The major-label move — Warner/Reprise specifically — raised a few eyebrows when it was announced. It always does. There's a reasonable version of the concern: you spend years as an independent band with a specific identity, and then the machine gets involved. [We've seen that tension before with artists who've had to fight to keep their sound intact](/getohedz/music/jonas-blue-rebranded-learned-an-instrument-called-ai-absolutely-horrendous). The Linda Lindas, to their credit, don't sound like a band who are going to let anyone sand the edges off them.

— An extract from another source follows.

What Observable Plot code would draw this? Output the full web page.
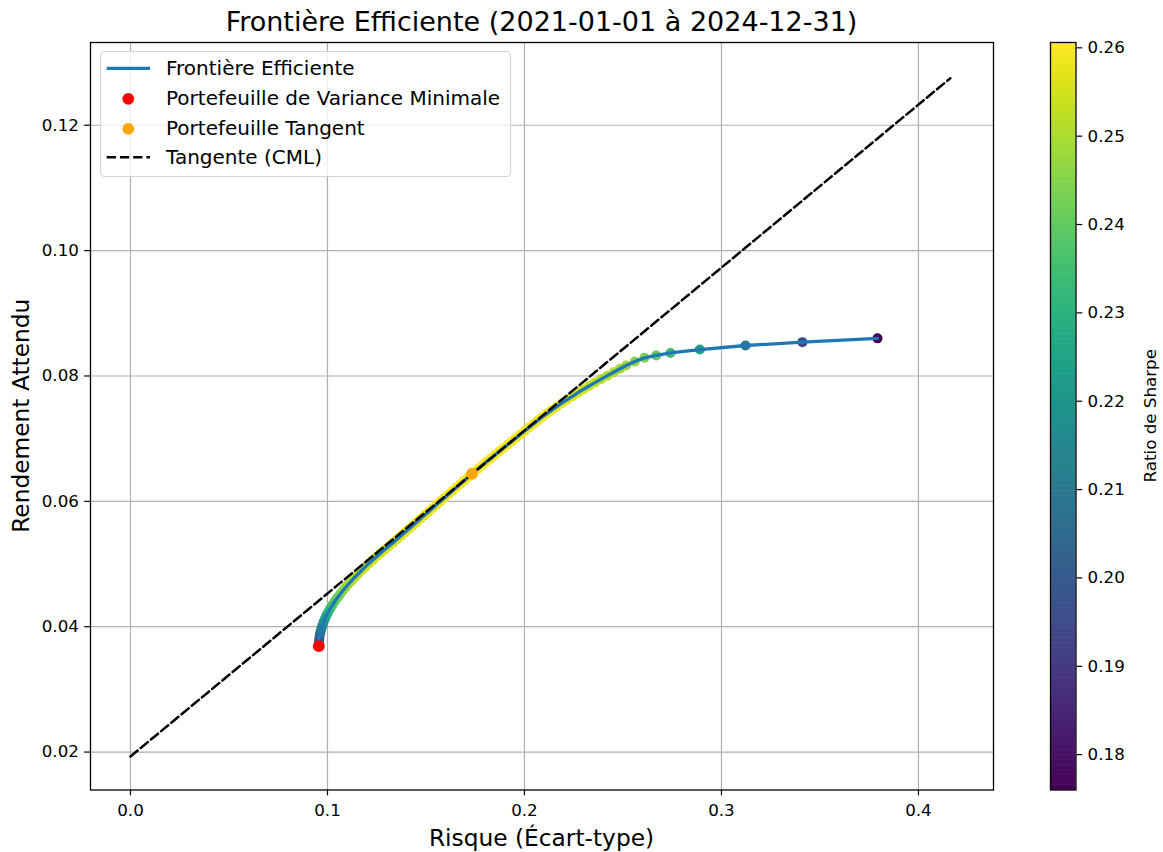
<!DOCTYPE html>
<html>
<head>
<meta charset="utf-8">
<script src="https://cdn.jsdelivr.net/npm/d3@7"></script>
<script src="https://cdn.jsdelivr.net/npm/@observablehq/plot@0.6"></script>
<style>
  body { margin: 0; background: #fff; }
  #fig { position: relative; width: 1163px; height: 852px; overflow: hidden; background: #fff; }
  #fig > svg { position: absolute; }
</style>
</head>
<body>
<div id="fig"></div>
<script>
// ---- Data ----
const frontierReturn = [
  0.0369, 0.03745, 0.0380, 0.03855, 0.0391, 0.03965, 0.0402, 0.04075, 0.0413, 0.04185,
  0.0424, 0.04295, 0.0435, 0.04405, 0.0446, 0.04515, 0.0457, 0.04625, 0.0468, 0.04735,
  0.0479, 0.04845, 0.049, 0.04955, 0.0501, 0.05065, 0.0512, 0.05175, 0.0523, 0.05285,
  0.0534, 0.05395, 0.0545, 0.05505, 0.0556, 0.05615, 0.0567, 0.05725, 0.0578, 0.05835,
  0.0589, 0.05945, 0.06, 0.06055, 0.0611, 0.06165, 0.0622, 0.06275, 0.0633, 0.06385,
  0.0644,
  0.0652, 0.06575, 0.0663, 0.06685, 0.0674, 0.06795, 0.0685, 0.06905, 0.0696, 0.07015,
  0.0707, 0.07125, 0.0718, 0.07235, 0.0729, 0.07345, 0.074, 0.07455, 0.0751, 0.07565,
  0.0762, 0.07675, 0.0773, 0.07785, 0.0784, 0.07895, 0.0795, 0.08005, 0.0806, 0.08115,
  0.08167, 0.08231, 0.0829, 0.08327, 0.08367, 0.08422, 0.08486, 0.0854, 0.086
];
const frontierRisk = [
  0.0956, 0.09565, 0.0958, 0.09605, 0.0964, 0.09684, 0.09739, 0.09803, 0.09876, 0.09958,
  0.10049, 0.10149, 0.10257, 0.10373, 0.10497, 0.1063, 0.10767, 0.10913, 0.11066, 0.11225,
  0.11391, 0.11562, 0.11739, 0.11921, 0.12109, 0.12301, 0.12499, 0.127, 0.12906, 0.13116,
  0.1333, 0.13531, 0.13731, 0.13932, 0.14132, 0.14333, 0.14533, 0.14734, 0.14934, 0.15135,
  0.15335, 0.15536, 0.15736, 0.15937, 0.16137, 0.16338, 0.16538, 0.16739, 0.16939, 0.1714,
  0.1734,
  0.1765, 0.1786, 0.1807, 0.1829, 0.185, 0.1872, 0.1893, 0.1915, 0.1937, 0.1959,
  0.198, 0.2002, 0.2024, 0.2046, 0.2068, 0.209, 0.2114, 0.2139, 0.2164, 0.2189,
  0.2215, 0.2243, 0.227, 0.2298, 0.2328, 0.2358, 0.2389, 0.2421, 0.2453, 0.2485,
  0.2516, 0.256, 0.2609, 0.2669, 0.2741, 0.289, 0.3122, 0.3411, 0.3792
];
const frontierSharpe = [
  0.1841, 0.1898, 0.1952, 0.2004, 0.2054, 0.2101, 0.2146, 0.2188, 0.2228, 0.2265,
  0.2299, 0.2330, 0.2359, 0.2386, 0.2410, 0.2432, 0.2452, 0.2470, 0.2485, 0.2499,
  0.2511, 0.2521, 0.2530, 0.2538, 0.2544, 0.2549, 0.2552, 0.2555, 0.2557, 0.2558,
  0.2558, 0.2561, 0.2564, 0.2566, 0.2569, 0.2571, 0.2573, 0.2576, 0.2578, 0.2580,
  0.2582, 0.2584, 0.2586, 0.2588, 0.2590, 0.2592, 0.2594, 0.2596, 0.2598, 0.2599,
  0.2601,
  0.2601, 0.2601, 0.2601, 0.2600, 0.2600, 0.2599, 0.2599, 0.2598, 0.2597, 0.2596,
  0.2596, 0.2595, 0.2594, 0.2593, 0.2592, 0.2591, 0.2588, 0.2583, 0.2579, 0.2574,
  0.2569, 0.2561, 0.2555, 0.2548, 0.2539, 0.2530, 0.2520, 0.2509, 0.2499, 0.2489,
  0.2479, 0.2461, 0.2438, 0.2397, 0.2348, 0.2246, 0.2100, 0.1938, 0.1759
];
const cmlRisk = [0, 0.4162];
const cmlReturn = [0.0193, 0.1275];
const minVarRisk = 0.0956, minVarReturn = 0.0369;
const tangentRisk = 0.1734, tangentReturn = 0.0644;
const sharpeRange = [0.1760, 0.2606];

const xTicks = [0, 0.1, 0.2, 0.3, 0.4];
const yTicks = [0.02, 0.04, 0.06, 0.08, 0.10, 0.12];
const cbTicks = [0.18, 0.19, 0.20, 0.21, 0.22, 0.23, 0.24, 0.25, 0.26];

const titleText = "Frontière Efficiente (2021-01-01 à 2024-12-31)";
const xLabel = "Risque (Écart-type)";
const yLabel = "Rendement Attendu";
const cbLabel = "Ratio de Sharpe";
const legendLabels = ["Frontière Efficiente", "Portefeuille de Variance Minimale", "Portefeuille Tangent", "Tangente (CML)"];

// ---- Tables ----
const n = Math.min(frontierReturn.length, frontierRisk.length, frontierSharpe.length);
const frontier = d3.range(n).map(i => ({risk: frontierRisk[i], ret: frontierReturn[i], sharpe: frontierSharpe[i]}));
const cml = cmlRisk.map((r, i) => ({risk: r, ret: cmlReturn[i]}));
const minVar = [{risk: minVarRisk, ret: minVarReturn}];
const tangent = [{risk: tangentRisk, ret: tangentReturn}];

const FONT = "DejaVu Sans, Liberation Sans, sans-serif";
const W = 1163, H = 852;
const AX = {left: 90, right: 993, top: 42, bottom: 789.5};

const main = Plot.plot({
  width: W, height: H,
  marginLeft: AX.left, marginRight: W - AX.right, marginTop: AX.top, marginBottom: H - AX.bottom,
  x: {domain: [-0.0203, 0.4381], axis: null},
  y: {domain: [0.01395, 0.1332], axis: null},
  color: {type: "linear", scheme: "viridis", domain: sharpeRange},
  style: {fontFamily: FONT, fontSize: "16.7px", color: "black", background: "transparent", overflow: "visible"},
  marks: [
    Plot.gridX(xTicks, {stroke: "#b0b0b0", strokeOpacity: 1, strokeWidth: 1.2}),
    Plot.gridY(yTicks, {stroke: "#b0b0b0", strokeOpacity: 1, strokeWidth: 1.2}),
    Plot.dot(frontier, {x: "risk", y: "ret", fill: "sharpe", r: 5}),
    Plot.line(frontier, {x: "risk", y: "ret", stroke: "#1f77b4", strokeWidth: 3.3}),
    Plot.line(cml, {x: "risk", y: "ret", stroke: "black", strokeWidth: 2.5, strokeDasharray: "9.25,4"}),
    Plot.dot(minVar, {x: "risk", y: "ret", fill: "red", r: 5.9}),
    Plot.dot(tangent, {x: "risk", y: "ret", fill: "orange", r: 5.9}),
    Plot.frame({stroke: "black", strokeWidth: 1.3}),
    Plot.axisX({ticks: xTicks, tickFormat: d3.format(".1f"), tickSize: 5.8, tickPadding: 8, strokeWidth: 1.2, label: null}),
    Plot.axisY({ticks: yTicks, tickFormat: d3.format(".2f"), tickSize: 5.8, tickPadding: 5.8, strokeWidth: 1.2, label: null})
  ]
});
main.style.left = "0px"; main.style.top = "0px";
document.getElementById("fig").appendChild(main);

// ---- Colorbar ----
const CB = {left: 1049, width: W - 1049, barW: 25.5};
const nSteps = 300;
const cbSteps = d3.range(nSteps).map(i => ({
  y1: sharpeRange[0] + (sharpeRange[1] - sharpeRange[0]) * i / nSteps,
  y2: sharpeRange[0] + (sharpeRange[1] - sharpeRange[0]) * (i + 1) / nSteps
}));
const cbar = Plot.plot({
  width: CB.width, height: H,
  marginLeft: 1, marginRight: CB.width - 1 - CB.barW, marginTop: AX.top, marginBottom: H - AX.bottom,
  x: {domain: [0, 1], axis: null},
  y: {domain: sharpeRange, axis: null},
  color: {type: "linear", scheme: "viridis", domain: sharpeRange},
  style: {fontFamily: FONT, fontSize: "16.7px", color: "black", background: "transparent", overflow: "visible"},
  marks: [
    Plot.rect(cbSteps, {x1: 0, x2: 1, y1: "y1", y2: "y2", fill: d => (d.y1 + d.y2) / 2, inset: 0, insetTop: -0.3, insetBottom: -0.3}),
    Plot.frame({stroke: "black", strokeWidth: 1.3}),
    Plot.axisY({anchor: "right", ticks: cbTicks, tickFormat: d3.format(".2f"), tickSize: 5.8, tickPadding: 5.8, strokeWidth: 1.2, label: null})
  ]
});
cbar.style.left = CB.left + "px"; cbar.style.top = "0px";
document.getElementById("fig").appendChild(cbar);

// ---- Titles, labels and legend ----
const ov = d3.create("svg").attr("width", W).attr("height", H)
  .style("left", "0px").style("top", "0px").style("font-family", FONT);
const cx = (AX.left + AX.right) / 2, cy = (AX.top + AX.bottom) / 2;
ov.append("text").attr("x", cx).attr("y", 31).attr("text-anchor", "middle")
  .attr("font-size", 27).attr("fill", "black").text(titleText);
ov.append("text").attr("x", cx).attr("y", 846).attr("text-anchor", "middle")
  .attr("font-size", 23.3).attr("fill", "black").text(xLabel);
ov.append("text").attr("transform", `translate(29,${cy}) rotate(-90)`).attr("text-anchor", "middle")
  .attr("font-size", 23.3).attr("fill", "black").text(yLabel);
ov.append("text").attr("transform", `translate(1155.5,${cy}) rotate(-90)`).attr("text-anchor", "middle")
  .attr("font-size", 16.7).attr("fill", "black").text(cbLabel);

const lg = ov.append("g");
lg.append("rect").attr("x", 100.5).attr("y", 51.5).attr("width", 410).attr("height", 125).attr("rx", 4)
  .attr("fill", "white").attr("fill-opacity", 0.8).attr("stroke", "#cccccc").attr("stroke-opacity", 0.8).attr("stroke-width", 1.2);
const rows = [68.3, 98.8, 128.8, 157.3];
lg.append("line").attr("x1", 106.7).attr("x2", 150).attr("y1", rows[0]).attr("y2", rows[0])
  .attr("stroke", "#1f77b4").attr("stroke-width", 3.3);
lg.append("circle").attr("cx", 128.3).attr("cy", rows[1]).attr("r", 5.9).attr("fill", "red");
lg.append("circle").attr("cx", 128.3).attr("cy", rows[2]).attr("r", 5.9).attr("fill", "orange");
lg.append("line").attr("x1", 106.7).attr("x2", 150).attr("y1", rows[3]).attr("y2", rows[3])
  .attr("stroke", "black").attr("stroke-width", 2.5).attr("stroke-dasharray", "9.25,4");
legendLabels.forEach((t, i) => {
  lg.append("text").attr("x", 166).attr("y", rows[i] + 6.5).attr("font-size", 20).attr("fill", "black").text(t);
});
document.getElementById("fig").appendChild(ov.node());
</script>
</body>
</html>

What *Gotta Get Out* Needs to Do

The album title tells you something about the mood. There's an urgency to it — not desperation, but the feeling of needing to move, needing to get clear of something. For a band who built their name on music that felt genuinely restless and teenage in the best sense, that energy translating into a full album is the thing we're watching for.

"Burning Out" set a solid baseline. "Closer" suggests they're comfortable sharing space with someone else's voice without losing their own. Whether Gotta Get Out sustains that across a full record is the real question. Major-label debuts have a way of exposing whether a band has enough songs or just enough of an idea.

We're optimistic. Not blindly — we've been burned before — but there's a track record here that earns some good faith. The Linda Lindas have never once sounded like they were performing at being themselves.

Our take: Gotta Get Out has the potential to be one of the more interesting rock albums this year precisely because the Linda Lindas refuse to behave like a band who need to prove anything. The Hayley Williams feature is a statement of intent, not a marketing move. Now they've got to back it up for twelve tracks.